First, abusers will cut their victims off from their friends and family.  They will convince the victims that their families hate them and won't accept them back, they convince them that their families are conspiring against them.  They make themselves their victims' sole support system.  They take the victims out of school - an education is dangerous.  They stunt their victims' educations and careers to make them more dependent on the abusers.

Then, the control.  This guy wanted to know all of his fiancee's thoughts and punish her for them.  He made her feel wrong for having perfectly normal thoughts.  He has her believing she's somehow evil for looking at or even thinking about another man.  He has made her  uncomfortable in her own skin and has her believing there is something wrong with her; enough that she's willing to go to counseling to fix herself for him.

The name-calling.  And she accepts it as deserved.

The end result is that the victim comes to believe that she needs her abuser and has nowhere to go.  She thinks her family won't take her back.  She has no friends.  Her education is incomplete and her career stunted.  Plus, her brain doesn't work properly and she's a whore.  She needs him.  He's got her trapped.  The thing is, he's got her trapped with lies.  She could go back to her family, to a friend, to a shelter.  She could leave and get out... before getting married, before kids, before it becomes more difficult.

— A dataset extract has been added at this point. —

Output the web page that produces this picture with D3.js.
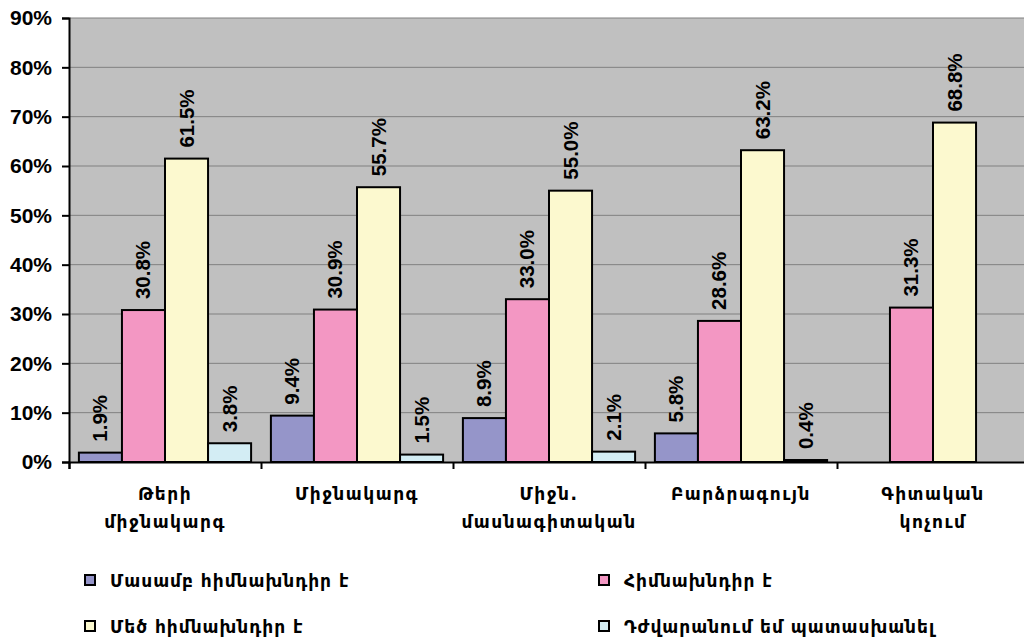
<!DOCTYPE html>
<html><head><meta charset="utf-8">
<script src="https://cdn.jsdelivr.net/npm/d3@7"></script>
<style>
body{margin:0;background:#fff;}
svg{display:block;}
</style></head>
<body>
<svg id="c" width="1024" height="641"></svg>
<script>
const categories = [["Թերի","միջնակարգ"],["Միջնակարգ"],["Միջն.","մասնագիտական"],["Բարձրագույն"],["Գիտական","կոչում"]];
const seriesNames = ["Մասամբ հիմնախնդիր է","Հիմնախնդիր է","Մեծ հիմնախնդիր է","Դժվարանում եմ պատասխանել"];
const partly = [1.9, 9.4, 8.9, 5.8, null];
const problem = [30.8, 30.9, 33.0, 28.6, 31.3];
const bigProblem = [61.5, 55.7, 55.0, 63.2, 68.8];
const hardToAnswer = [3.8, 1.5, 2.1, 0.4, null];
const yTicks = [0,10,20,30,40,50,60,70,80,90];
const colors = ["#9595c9","#f397c3","#fcf9cf","#d3edf4"];
const series = [partly, problem, bigProblem, hardToAnswer];

const svg = d3.select("#c");
const L=69, R=1029, T=18, B=462;
const x0 = d3.scaleBand().domain(d3.range(categories.length)).range([L,R]).paddingInner(0).paddingOuter(0);
const x1 = d3.scaleBand().domain(d3.range(series.length)).range([0,x0.bandwidth()]).paddingOuter(0.23).paddingInner(0);
const y = d3.scaleLinear().domain([0,90]).range([B,T]);

svg.append("rect").attr("x",L).attr("y",T).attr("width",R-L).attr("height",B-T).attr("fill","#c0c0c0");
svg.append("g").selectAll("line").data(yTicks.slice(1)).join("line")
  .attr("x1",L).attr("x2",R).attr("y1",d=>y(d)).attr("y2",d=>y(d))
  .attr("stroke","#808080").attr("stroke-width",1);

const ya = svg.append("g").attr("transform",`translate(${L},0)`)
  .call(d3.axisLeft(y).tickValues(yTicks).tickFormat(d=>d+"%").tickSize(7).tickPadding(10));
ya.select(".domain").attr("stroke","#000").attr("stroke-width",2);
ya.selectAll(".tick line").attr("stroke","#000").attr("stroke-width",2);
ya.selectAll("text").attr("font-family","Liberation Sans, Arial, sans-serif").attr("font-weight","bold").attr("font-size",21).attr("fill","#000");

const xa = svg.append("g").attr("transform",`translate(0,${B})`)
  .call(d3.axisBottom(d3.scaleLinear().domain([0,5]).range([L,R])).tickValues([0,1,2,3,4,5]).tickFormat("").tickSize(7));
xa.select(".domain").attr("stroke","#000").attr("stroke-width",2);
xa.selectAll(".tick line").attr("stroke","#000").attr("stroke-width",2);

const g = svg.append("g");
series.forEach((vals,si)=>{
  vals.forEach((v,ci)=>{
    if(v==null) return;
    const bx = x0(ci)+x1(si), bw = x1.bandwidth();
    g.append("rect").attr("x",bx).attr("y",y(v)).attr("width",bw).attr("height",B-y(v))
      .attr("fill",colors[si]).attr("stroke","#000").attr("stroke-width",2);
    g.append("text").attr("transform",`translate(${bx+bw/2+7},${y(v)-11}) rotate(-90)`)
      .attr("font-family","Liberation Sans, Arial, sans-serif").attr("font-weight","bold").attr("font-size",20.5)
      .text(v.toFixed(1)+"%");
  });
});

categories.forEach((lines,ci)=>{
  lines.forEach((t,li)=>{
    svg.append("text").attr("x",x0(ci)+x0.bandwidth()/2).attr("y",500+li*28)
      .attr("text-anchor","middle").attr("font-family","DejaVu Sans, sans-serif").attr("font-weight","bold").attr("font-size",17).attr("letter-spacing",1.5)
      .text(t);
  });
});

const legPos = [[85,580],[599,580],[85,626],[599,626]];
seriesNames.forEach((n,i)=>{
  const [lx,ly] = legPos[i];
  svg.append("rect").attr("x",lx).attr("y",ly-5).attr("width",10).attr("height",10).attr("fill",colors[i]).attr("stroke","#000").attr("stroke-width",2);
  svg.append("text").attr("x",lx+25).attr("y",ly+7).attr("font-family","DejaVu Sans, sans-serif").attr("font-weight","bold").attr("font-size",17).attr("letter-spacing",1).text(n);
});
</script>
</body></html>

If you are this girl, get out.  If you were this girl, and now you're married, now there are kids, now it's more difficult... get out anyway.  It's never too late.  I once met a woman in her 70s who'd been married for 50 years to an abusive husband before she finally got up the courage and scavenged enough dropped change from the couch cushions to take the bus to the courthouse and file a complaint for domestic violence.

If she can, you can.

If you are a victim of domestic violence, get help.  Call the National Domestic Violence Hotline at 1-800-799-SAFE (7233) or TTY at 1-800-787-3224.